A hard life makes for hard people.
Also the Mongols were an ‘Iron Age +’ people, the American Indian - Comanche in this case were a ‘Stone Age’ people.
Note I am assuming neither aside had access to firearms. Also as far as I know no North American tribe smelted metal for weapons.
So Mongols with a easy win.
Do you actually think that the human body knows the difference between a very sharp piece of stone or a very sharp piece of metal?
That stone would not be just as damaging and lethal as metal? Right now in current times they make stone scalpels for specialty work. Because they are sharper than metal scalpels.
Or is your perspective coming from the false premise that an iron age culture is more intelligent than a stone age culture? Native American cultures were a stone age until late because they had no need, and were practical.
Native cultures were nomadic. Foundries, even small ones, take a lot of unnecessary time and labor just to produce a handful of points. And they are static, they cannot be picked up and moved along with them as they moved around.
Common sense logic dictates that it was much more intelligent and practical to use materials that are available laying on the ground everywhere they moved to. With one hours worth of work, and the need for the labor of only one person, they could produce a very fine sharp stone point. They could produce five to ten a day.
Even a small one time use foundry would take several days to build, find and collect ore (which is not just found anywhere like knappable stone), collect fuel, and smelt just enough iron for a handful of points.
Larger repetitive use foundries would require that they stay in one place static and feed it. Which was out of the question for nomadic hunter gathers. They would eat themselves out of house and home.
Why were Inca roads narrow? And not built to facilitate carts? Because they did not have carts, why did they not have carts? Because they were stupid and less intelligent than iron cultures in the old world? No... They never had need or practical use for carts, because they had no beasts of burden large enough to pull a heavy cart available. And the terrain in SA was absolutely horrendous.
They used and accommodated for what they had available in the terrain they were forced to adapt to. Llamas and Alpacas. Before you claim this was unintelligent and backwards stone age, consider that during the Vietnam War the Viet Cong used bicycles to transport up to 400 pounds plus pushed along narrow jungle and mountain trails. It was both practical and brilliant considering the situation they were in.
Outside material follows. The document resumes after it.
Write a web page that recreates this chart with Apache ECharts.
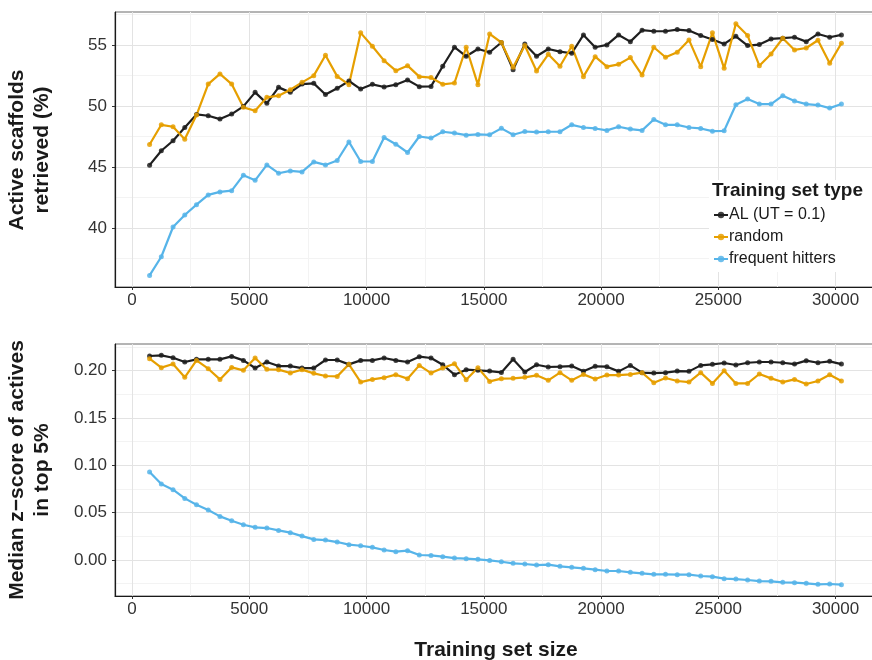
<!DOCTYPE html>
<html>
<head>
<meta charset="utf-8">
<script src="https://cdn.jsdelivr.net/npm/echarts@6/dist/echarts.min.js"></script>
<style>
  html, body { margin: 0; padding: 0; background: #fff; }
  #main { width: 872px; height: 660px; }
</style>
</head>
<body>
<div id="main"></div>
<script>
// 训练集大小（横轴）
const trainSizes = [750, 1250, 1750, 2250, 2750, 3250, 3750, 4250, 4750, 5250,
    5750, 6250, 6750, 7250, 7750, 8250, 8750, 9250, 9750, 10250,
    10750, 11250, 11750, 12250, 12750, 13250, 13750, 14250, 14750, 15250,
    15750, 16250, 16750, 17250, 17750, 18250, 18750, 19250, 19750, 20250,
    20750, 21250, 21750, 22250, 22750, 23250, 23750, 24250, 24750, 25250,
    25750, 26250, 26750, 27250, 27750, 28250, 28750, 29250, 29750, 30250];

const seriesNames = ['AL (UT = 0.1)', 'random', 'frequent hitters'];

// 上图：检索到的活性骨架 (%)
const alScaffolds = [45.14, 46.32, 47.14, 48.23, 49.30, 49.19, 48.92, 49.33, 49.96, 51.11,
    50.21, 51.52, 51.11, 51.79, 51.85, 50.93, 51.44, 52.04, 51.38, 51.77,
    51.55, 51.74, 52.12, 51.58, 51.60, 53.25, 54.81, 54.07, 54.67, 54.40,
    55.20, 52.97, 55.08, 54.07, 54.67, 54.45, 54.32, 55.82, 54.81, 55.00,
    55.82, 55.27, 56.21, 56.12, 56.12, 56.26, 56.18, 55.77, 55.44, 55.08,
    55.71, 54.95, 55.03, 55.49, 55.55, 55.63, 55.27, 55.90, 55.63, 55.82];
const randomScaffolds = [46.84, 48.45, 48.29, 47.27, 49.25, 51.79, 52.62, 51.79, 49.88, 49.60,
    50.70, 50.84, 51.33, 51.93, 52.48, 54.15, 52.42, 51.74, 55.99, 54.89,
    53.71, 52.89, 53.30, 52.40, 52.32, 51.77, 51.88, 54.81, 51.74, 55.90,
    55.20, 53.16, 54.95, 52.86, 54.23, 53.25, 54.89, 52.40, 54.04, 53.22,
    53.41, 53.96, 52.53, 54.81, 53.99, 54.40, 55.41, 53.22, 55.99, 53.08,
    56.73, 55.77, 53.30, 54.26, 55.55, 54.59, 54.75, 55.38, 53.49, 55.14];
const fhScaffolds = [36.10, 37.63, 40.07, 41.05, 41.90, 42.70, 42.95, 43.05, 44.32, 43.90,
    45.16, 44.48, 44.67, 44.59, 45.41, 45.16, 45.52, 47.05, 45.44, 45.44,
    47.41, 46.86, 46.18, 47.49, 47.36, 47.88, 47.77, 47.60, 47.66, 47.63,
    48.16, 47.63, 47.90, 47.85, 47.88, 47.88, 48.45, 48.23, 48.15, 47.99,
    48.29, 48.10, 47.99, 48.89, 48.45, 48.45, 48.23, 48.15, 47.93, 47.96,
    50.10, 50.56, 50.15, 50.15, 50.84, 50.40, 50.15, 50.07, 49.82, 50.15];

// 下图：前5%中活性分子的 z-score 中位数
const alZscore = [0.2155, 0.2162, 0.2137, 0.2092, 0.2120, 0.2120, 0.2120, 0.2151, 0.2109, 0.2028,
    0.2092, 0.2049, 0.2049, 0.2028, 0.2028, 0.2113, 0.2113, 0.2067, 0.2109, 0.2109,
    0.2134, 0.2109, 0.2092, 0.2148, 0.2134, 0.2063, 0.1958, 0.2011, 0.2004, 0.1996,
    0.1982, 0.2120, 0.1986, 0.2063, 0.2039, 0.2042, 0.2049, 0.1993, 0.2046, 0.2042,
    0.1993, 0.2056, 0.1979, 0.1975, 0.1979, 0.1996, 0.1993, 0.2056, 0.2067, 0.2081,
    0.2060, 0.2084, 0.2092, 0.2092, 0.2084, 0.2070, 0.2106, 0.2084, 0.2099, 0.2070];
const randomZscore = [0.2127, 0.2032, 0.2070, 0.1930, 0.2109, 0.2021, 0.1908, 0.2035, 0.2004, 0.2134,
    0.2014, 0.2011, 0.1975, 0.2011, 0.1972, 0.1944, 0.1940, 0.2067, 0.1880, 0.1908,
    0.1926, 0.1958, 0.1916, 0.2056, 0.1975, 0.2028, 0.2074, 0.1905, 0.2032, 0.1887,
    0.1916, 0.1919, 0.1930, 0.1951, 0.1898, 0.1979, 0.1898, 0.1961, 0.1912, 0.1954,
    0.1954, 0.1961, 0.1979, 0.1873, 0.1923, 0.1891, 0.1880, 0.1979, 0.1866, 0.2000,
    0.1866, 0.1866, 0.1965, 0.1919, 0.1880, 0.1908, 0.1859, 0.1891, 0.1958, 0.1891];
const fhZscore = [0.0929, 0.0803, 0.0743, 0.0651, 0.0584, 0.0528, 0.0461, 0.0415, 0.0373, 0.0345,
    0.0338, 0.0313, 0.0289, 0.0253, 0.0218, 0.0211, 0.0190, 0.0162, 0.0151, 0.0134,
    0.0106, 0.0088, 0.0099, 0.0053, 0.0049, 0.0035, 0.0021, 0.0014, 0.0007, -0.0004,
    -0.0018, -0.0035, -0.0042, -0.0053, -0.0049, -0.0067, -0.0077, -0.0088, -0.0102, -0.0116,
    -0.0116, -0.0130, -0.0141, -0.0151, -0.0151, -0.0155, -0.0155, -0.0169, -0.0176, -0.0197,
    -0.0201, -0.0211, -0.0222, -0.0225, -0.0236, -0.0239, -0.0246, -0.0257, -0.0253, -0.0260];

// 刻度
const xTicks = [0, 5000, 10000, 15000, 20000, 25000, 30000];
const xMinorTicks = [2500, 7500, 12500, 17500, 22500, 27500];
const topYTicks = [40, 45, 50, 55];
const topYMinorTicks = [37.5, 42.5, 47.5, 52.5, 57.5];
const botYTicks = [0.00, 0.05, 0.10, 0.15, 0.20];
const botYMinorTicks = [-0.025, 0.025, 0.075, 0.125, 0.175, 0.225];

const colors = ['#1f1f1f', '#E69F00', '#56B4E9'];
const FONT = "'Liberation Sans', Arial, Helvetica, sans-serif";

const chart = echarts.init(document.getElementById('main'), null, { renderer: 'canvas' });

/**
 * 主轴（刻度、标签、主网格线）
 */
function mainAxis(gridIndex, min, max, ticks, formatter, isY) {
    return {
        type: 'value',
        gridIndex: gridIndex,
        position: isY ? 'left' : 'bottom',
        min: min,
        max: max,
        axisLine: { show: true, onZero: false, lineStyle: { color: '#1a1a1a', width: 1.2 } },
        axisTick: { show: true, length: 3, customValues: ticks, lineStyle: { color: '#333' } },
        axisLabel: {
            customValues: ticks,
            formatter: formatter,
            color: '#333',
            fontSize: 17,
            fontFamily: FONT,
            margin: isY ? 8 : 5
        },
        splitLine: { show: true, lineStyle: { color: '#e3e3e3', width: 1 } }
    };
}

/**
 * 次网格线轴（只画细网格线）
 */
function minorAxis(gridIndex, min, max, ticks, isY) {
    return {
        type: 'value',
        gridIndex: gridIndex,
        position: isY ? 'left' : 'bottom',
        min: min,
        max: max,
        axisLine: { show: false },
        axisTick: { show: false, customValues: ticks },
        axisLabel: { show: false, customValues: ticks },
        splitLine: { show: true, lineStyle: { color: '#f3f3f3', width: 1 } }
    };
}

const xFmt = v => String(v);
const X_MIN = -725, X_MAX = 31725;

function makeSeries(name, data, color, xIdx, yIdx) {
    return {
        name: name,
        type: 'line',
        xAxisIndex: xIdx,
        yAxisIndex: yIdx,
        data: trainSizes.map((x, i) => [x, data[i]]),
        symbol: 'circle',
        symbolSize: 5,
        showSymbol: true,
        itemStyle: { color: color, opacity: 0.85 },
        lineStyle: { color: color, width: 2.2 },
        emphasis: { disabled: true },
        animation: false
    };
}

const gridBase = { left: 115, width: 761, show: true, borderColor: '#6a6a6a', borderWidth: 1,
    containLabel: false, outerBoundsMode: 'none' };

const option = {
    backgroundColor: '#fff',
    animation: false,
    grid: [
        Object.assign({ top: 12, height: 275 }, gridBase),
        Object.assign({ top: 344, height: 252 }, gridBase)
    ],
    xAxis: [
        minorAxis(0, X_MIN, X_MAX, xMinorTicks, false),
        mainAxis(0, X_MIN, X_MAX, xTicks, xFmt, false),
        minorAxis(1, X_MIN, X_MAX, xMinorTicks, false),
        mainAxis(1, X_MIN, X_MAX, xTicks, xFmt, false)
    ],
    yAxis: [
        minorAxis(0, 35.15, 57.7, topYMinorTicks, true),
        mainAxis(0, 35.15, 57.7, topYTicks, v => String(v), true),
        minorAxis(1, -0.038, 0.2282, botYMinorTicks, true),
        mainAxis(1, -0.038, 0.2282, botYTicks, v => v.toFixed(2), true)
    ],
    legend: {
        data: seriesNames,
        orient: 'vertical',
        left: 713,
        top: 206,
        padding: 0,
        z: 10,
        itemWidth: 14,
        itemHeight: 8,
        itemGap: 4,
        textStyle: { fontSize: 16, fontFamily: FONT, color: '#1a1a1a', lineHeight: 18, padding: [0, 0, 0, -4] },
        selectedMode: false
    },
    series: [
        makeSeries(seriesNames[0], alScaffolds, colors[0], 1, 1),
        makeSeries(seriesNames[1], randomScaffolds, colors[1], 1, 1),
        makeSeries(seriesNames[2], fhScaffolds, colors[2], 1, 1),
        makeSeries(seriesNames[0], alZscore, colors[0], 3, 3),
        makeSeries(seriesNames[1], randomZscore, colors[1], 3, 3),
        makeSeries(seriesNames[2], fhZscore, colors[2], 3, 3)
    ],
    graphic: [
        {
            // 图例白色背景，遮住网格线
            type: 'rect', z: 3,
            shape: { x: 709, y: 180, width: 170, height: 92 },
            style: { fill: '#fff' }
        },
        {
            type: 'text', x: 712, y: 191, z: 11,
            style: { text: 'Training set type', font: 'bold 19px ' + FONT, fill: '#1a1a1a', verticalAlign: 'middle' }
        },
        {
            type: 'text', x: 496, y: 650,
            style: { text: 'Training set size', font: 'bold 21px ' + FONT, fill: '#1a1a1a', align: 'center', verticalAlign: 'middle' }
        },
        {
            type: 'text', x: 30, y: 150, rotation: Math.PI / 2,
            style: { text: 'Active scaffolds\nretrieved (%)', font: 'bold 21px ' + FONT, fill: '#1a1a1a', align: 'center', verticalAlign: 'middle', lineHeight: 25 }
        },
        {
            type: 'text', x: 30, y: 470, rotation: Math.PI / 2,
            style: { text: 'Median z\u2212score of actives\nin top 5%', font: 'bold 21px ' + FONT, fill: '#1a1a1a', align: 'center', verticalAlign: 'middle', lineHeight: 25 }
        }
    ]
};

chart.setOption(option);
</script>
</body>
</html>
Point is, practicality should never be confused with backwards lack of intelligence. Sometimes it can actually display higher common sense and intelligence based on need and availability of materials and resources at hand. Need to step back and consider all factual variables in the bigger picture.
Many thanks!
The first misconception is ... they’re natives.
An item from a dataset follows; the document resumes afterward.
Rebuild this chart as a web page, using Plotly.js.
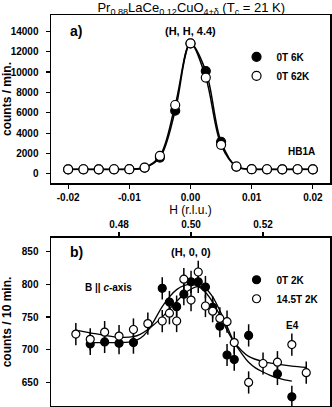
<!DOCTYPE html>
<html>
<head>
<meta charset="utf-8">
<script src="https://cdn.plot.ly/plotly-3.0.1.min.js"></script>
<style>
  body { margin: 0; background: #fff; }
  #chart { width: 332px; height: 407px; }
</style>
</head>
<body>
<div id="chart"></div>
<script>
// panel a) - HB1A scan along (H, H, 4.4)
var hA = [-0.02, -0.0175, -0.015, -0.0125, -0.01, -0.0075, -0.005, -0.0025, 0,
  0.0025, 0.005, 0.0075, 0.01, 0.0125, 0.015, 0.0175, 0.02];
var counts6K = [430, 440, 430, 440, 450, 600, 1600, 6200, 12800,
  10100, 3150, 700, 450, 440, 430, 440, 430];
var counts62K = [440, 450, 440, 450, 460, 620, 1760, 6760, 12820,
  9450, 2850, 720, 460, 450, 440, 450, 440];
var ticksA = [0, 2000, 4000, 6000, 8000, 10000, 12000, 14000];

// panel b) - E4 scan along (H, 0, 0)
var hB0T = [0.472, 0.476, 0.480, 0.484, 0.492, 0.494, 0.496, 0.498, 0.500,
  0.502, 0.504, 0.506, 0.508, 0.510, 0.512, 0.516, 0.524, 0.528];
var counts0T = [709, 712, 710, 711, 794, 773, 766, 785, 804,
  804, 796, 765, 736, 692, 685, 722, 663, 628];

var hB145T = [0.468, 0.472, 0.476, 0.480, 0.484, 0.488, 0.492, 0.494, 0.496, 0.498, 0.500,
  0.502, 0.504, 0.506, 0.508, 0.510, 0.512, 0.516, 0.520, 0.524, 0.528, 0.532];
var counts145T = [724, 716, 727, 721, 731, 740, 744, 756, 744, 808, 776,
  819, 767, 759, 748, 743, 711, 650, 679, 681, 708, 665];
var errB = 17;
var ticksB = [650, 700, 750, 800, 850];

// fit curves
var fitX0T = [0.472, 0.476, 0.480, 0.484, 0.486, 0.488, 0.490, 0.492, 0.494, 0.496, 0.498, 0.500,
  0.502, 0.504, 0.506, 0.508, 0.510, 0.512, 0.514, 0.516, 0.518, 0.520, 0.522, 0.524, 0.526, 0.528];
var fitY0T = [711, 711, 711, 713, 718, 729, 747, 766, 781, 792, 798, 800,
  797, 788, 773, 753, 730, 711, 695, 681, 672, 666, 661, 657, 654, 652];
var fitX145T = [0.468, 0.472, 0.476, 0.480, 0.484, 0.486, 0.488, 0.490, 0.492, 0.494, 0.496, 0.498,
  0.500, 0.502, 0.504, 0.506, 0.508, 0.510, 0.512, 0.514, 0.516, 0.520, 0.524, 0.528, 0.532];
var fitY145T = [730, 726, 722, 719, 720, 724, 731, 740, 750, 762, 774, 785,
  793, 797, 794, 781, 760, 736, 712, 699, 690, 682, 678, 675, 673];

var ink = "#000";
var sans = "Liberation Sans, Arial, sans-serif";

var data = [
  { x: hA, y: counts6K, mode: "lines", line: { shape: "spline", color: ink, width: 1.5 },
    xaxis: "x", yaxis: "y", showlegend: false, hoverinfo: "skip" },
  { x: hA, y: counts62K, mode: "lines", line: { shape: "spline", color: ink, width: 1.5 },
    xaxis: "x", yaxis: "y", showlegend: false, hoverinfo: "skip" },
  { x: hA, y: counts6K, mode: "markers", name: "<b>0T 6K</b>",
    marker: { size: 9, color: ink, line: { color: ink, width: 1.2 } },
    xaxis: "x", yaxis: "y", legend: "legend" },
  { x: hA, y: counts62K, mode: "markers", name: "<b>0T 62K</b>",
    marker: { size: 9, color: "#fff", line: { color: ink, width: 1.2 } },
    xaxis: "x", yaxis: "y", legend: "legend" },

  { x: fitX0T, y: fitY0T, mode: "lines", line: { shape: "spline", color: ink, width: 1.3 },
    xaxis: "x2", yaxis: "y2", showlegend: false, hoverinfo: "skip" },
  { x: fitX145T, y: fitY145T, mode: "lines", line: { shape: "spline", color: ink, width: 1.3 },
    xaxis: "x2", yaxis: "y2", showlegend: false, hoverinfo: "skip" },
  { x: hB0T, y: counts0T, mode: "markers", name: "<b>0T 2K</b>",
    marker: { size: 8, color: ink, line: { color: ink, width: 1.2 } },
    error_y: { type: "constant", value: errB, width: 0, thickness: 1.5, color: ink },
    xaxis: "x2", yaxis: "y2", legend: "legend2" },
  { x: hB145T, y: counts145T, mode: "markers", name: "<b>14.5T 2K</b>",
    marker: { size: 8, color: "#fff", line: { color: ink, width: 1.2 } },
    error_y: { type: "constant", value: errB, width: 0, thickness: 1.5, color: ink },
    xaxis: "x2", yaxis: "y2", legend: "legend2" }
];

var axisStyle = {
  showline: true, linecolor: ink, linewidth: 1.5, mirror: true,
  ticks: "outside", ticklen: 4, tickwidth: 1.2, tickcolor: ink,
  showgrid: false, zeroline: false,
  tickfont: { family: sans, size: 10, color: ink, weight: "bold" }
};

var layout = {
  width: 332, height: 407,
  margin: { l: 51, r: 2, t: 15, b: 1 },
  paper_bgcolor: "#fff", plot_bgcolor: "#fff",
  font: { family: sans, color: ink },
  title: { text: "Pr<sub>0.88</sub>LaCe<sub>0.12</sub>CuO<sub>4±δ</sub> (T<sub>c</sub> = 21 K)",
    font: { size: 13, family: sans }, x: 0.576, xanchor: "center", y: 0.993, yanchor: "top" },
  xaxis: Object.assign({}, axisStyle, {
    domain: [0, 1], anchor: "y", range: [-0.0228, 0.0228],
    tickvals: [-0.02, -0.01, 0, 0.01, 0.02], ticktext: ["-0.02", "-0.01", "0.00", "0.01", "0.02"],
    title: { text: "H (r.l.u.)", font: { size: 12, family: sans }, standoff: 2 }
  }),
  yaxis: Object.assign({}, axisStyle, {
    domain: [0.5703, 1], anchor: "x", range: [-900, 15600],
    tickvals: ticksA, ticktext: ticksA.map(String), ticklabelstandoff: 5,
    title: { text: "<b>counts / min.</b>", font: { size: 12, family: sans }, standoff: 2 }
  }),
  xaxis2: Object.assign({}, axisStyle, {
    domain: [0, 1], anchor: "y2", side: "top", range: [0.4611, 0.5386],
    tickvals: [0.48, 0.50, 0.52], ticktext: ["0.48", "0.50", "0.52"]
  }),
  yaxis2: Object.assign({}, axisStyle, {
    domain: [0, 0.4297], anchor: "x2", range: [614, 871],
    tickvals: ticksB, ticktext: ticksB.map(String), ticklabelstandoff: 5,
    title: { text: "<b>counts / 10 min.</b>", font: { size: 12, family: sans }, standoff: 14 }
  }),
  legend: { x: 0.665, y: 0.93, xanchor: "left", yanchor: "top", bgcolor: "rgba(0,0,0,0)",
    font: { size: 10, family: sans }, tracegroupgap: 0, itemwidth: 30 },
  legend2: { x: 0.665, y: 0.36, xanchor: "left", yanchor: "top", bgcolor: "rgba(0,0,0,0)",
    font: { size: 10, family: sans }, tracegroupgap: 0, itemwidth: 30 },
  annotations: [
    { text: "<b>a)</b>", xref: "paper", yref: "paper", x: 0.06, y: 0.958, showarrow: false,
      font: { size: 14 }, xanchor: "left", yanchor: "middle" },
    { text: "<b>(H, H, 4.4)</b>", xref: "paper", yref: "paper", x: 0.5, y: 0.958, showarrow: false,
      font: { size: 11 }, xanchor: "center", yanchor: "middle" },
    { text: "<b>HB1A</b>", xref: "paper", yref: "paper", x: 0.955, y: 0.65, showarrow: false,
      font: { size: 10 }, xanchor: "right", yanchor: "middle" },
    { text: "<b>b)</b>", xref: "paper", yref: "paper", x: 0.06, y: 0.394, showarrow: false,
      font: { size: 14 }, xanchor: "left", yanchor: "middle" },
    { text: "<b>(H, 0, 0)</b>", xref: "paper", yref: "paper", x: 0.5, y: 0.394, showarrow: false,
      font: { size: 11 }, xanchor: "center", yanchor: "middle" },
    { text: "<b>B || <i>c</i>-axis</b>", xref: "paper", yref: "paper", x: 0.115, y: 0.302, showarrow: false,
      font: { size: 10 }, xanchor: "left", yanchor: "middle" },
    { text: "<b>E4</b>", xref: "paper", yref: "paper", x: 0.865, y: 0.207, showarrow: false,
      font: { size: 10 }, xanchor: "center", yanchor: "middle" }
  ]
};

Plotly.newPlot("chart", data, layout, { staticPlot: true });
</script>
</body>
</html>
There are NO NATIVES in the Americas. Every human here is an immigrant. Some of us just immigrated earlier than others.
bttt
Google Lars Andersen. He’s studied the Indians use of the bow and arrow including the use of the quiver. There’s a video of him shooting accurately while jumping, three arrows before he hits the ground.
There once was such a man.
His name was Tecumseh.
As soon as we killed him, among his allied British troops at the Battle of Thames in Canada in 1813, the success of our primary War aim in the war of 1812 was assured.
That war aim was to prevent the British-Tecumseh-Creek-Shawnee alliance from stripping the U.S. of The Northwest Territories and the Louisiana purchase.
***Killing Crazy Horse by O’Reilly and Martin Duggard.***
In Boruke’s book ON THE BORDER WITH CROOK gives an alternate version on how Crazy Horse was killed from the commonly taught version.
He writes that on the world of Little Big Man, a Sioux, that when CH pulled out his daggers and started slashing, Little Big Man jumped on his back and grabbed CH’s wrists to stop him.
The soldier poked with his bayonet AND MISSED hitting the door frame.
In the struggle, Crazy Horse accidentally stabbed himself.
I read that book last year. I had been fascinated by Cynthia Ann Parker since reading something called The Ballad of Cynthia Ann in, I think, an American Heritage hardbound magazine when I was a ten years old 65 years ago.